The document, a Foreign Intelligence Surveillance Court ruling, was wrested from the government thanks to an ACLU FOIA request. But it’s so heavily redacted that we cannot identify the tech company who stood up to the NSA.

Specifically, the mysterious company didn’t comply with an NSA order under Section 702. That’s the legal structure supporting the PRISM domestic spying program, which forces companies to give the NSA access to Americans’ international communications.

The company refused because cooperating to grant said access would implicate its First and Fourth Amendment rights. In short, it took the NSA to Constitutional school over the legality of Section 702 itself (to be precise, the company took issue with an "expansion" of Section 702 surveillance, the details of which were redacted), since opening up its users’ international communications would eventually and inevitably expose those of domestic citizens. Ergo, if the NSA wanted access, it needed to get a warrant, the company stated.

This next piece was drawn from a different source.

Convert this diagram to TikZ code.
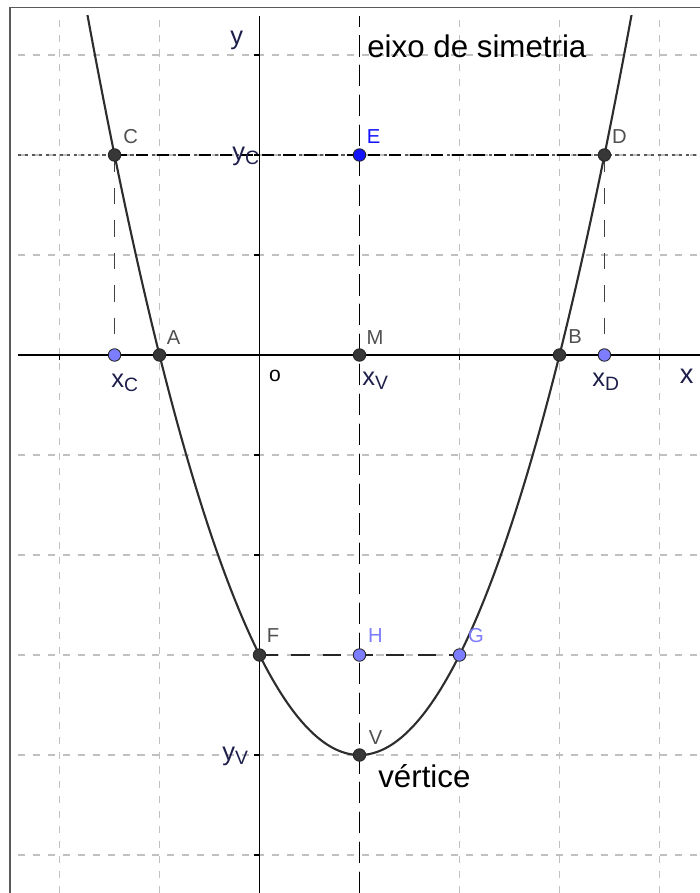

Ultimately, the court rejected the tech company’s claim and ordered it to comply with the NSA request. Judge Rosemary Collyer, who presided over the case, said "the mere fact that there is some potential for error is not a sufficient reason to invalidate the surveillance" — in other words, prove misconduct or sit down. The document, only now made available to the public, is from 2014, so whatever surveillance may have happened as a result might already have happened.

Section 702 is set to expire at the end of this year, and debate rages on about whether Congress should renew it. The NSA already claimed back in April that it would stop even incidentally collecting domestic American emails in its sweeps, which its analysts were still accidentally doing in 2016. Regardless, this case is a sadly rare illuminating window into an intentionally shadowy world: Back in 2016, for example, the FBI reassured the public that it would be reforming how it accessed data collected by the NSA…but didn’t say how, because that’s classified.